Il nostro lavoro è diventato una priorità qui in Siria. Sappiamo che è pericoloso, ma è indispensabile. È qualcosa che tutti possono fare ma che solo alcuni decidono di portare avanti. Non possiamo lasciare che le persone si sentano abbandonate. Amiamo la nostra terra, le nostre radici sono qua e anche il nostro cuore. Chi lavora in questo ambito conosce i rischi e i pericoli, ma abbiamo un animo altruista che ci spinge a dedicarci al prossimo. Gli operatori umanitari dedicano la propria vita per il futuro degli altri e della Siria stessa: sappiamo di avere tante qualità e questa è un’ottima opportunità per dimostrarlo a tutti e soprattutto ai siriani, sia a chi è ancora qua, sia a chi ha deciso di partire per cercare una vita più tranquilla e sicura. Speriamo che i nostri risultati possano convincere i molti che se ne sono andati a tornare per unirsi al nostro lavoro e contribuire a lavorare per costruire una Siria basata sulla pace.

Qual è il grado di fiducia dei siriani verso le autorità nazionali e internazionali? Chi temono di più oggi tra le fazioni in guerra?

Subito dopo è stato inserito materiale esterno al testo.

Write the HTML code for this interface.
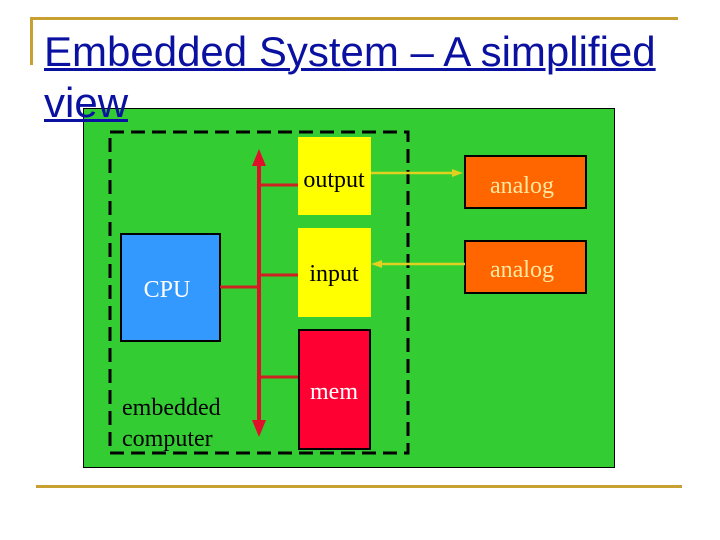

Visti i fallimenti delle trattive precedenti in pochi credono che la tregua possa sfociare nella pace. Nonostante questo, molti siriani sono disposti a nascondersi sottoterra e a vivere dentro le montagne per cercare di sopravvivere per poter vedere una Siria libera. La questione non è di chi abbiamo paura, la questione è garantire un futuro di pace ai nostri bambini siriani nella nostra terra. Per quanto riguarda noi cooperanti, seguiamo uno dei principi base che regolano l'intervento umanitario, ovvero il non schierarsi politicamente per uno dei contendenti e non prendere posizioni politiche.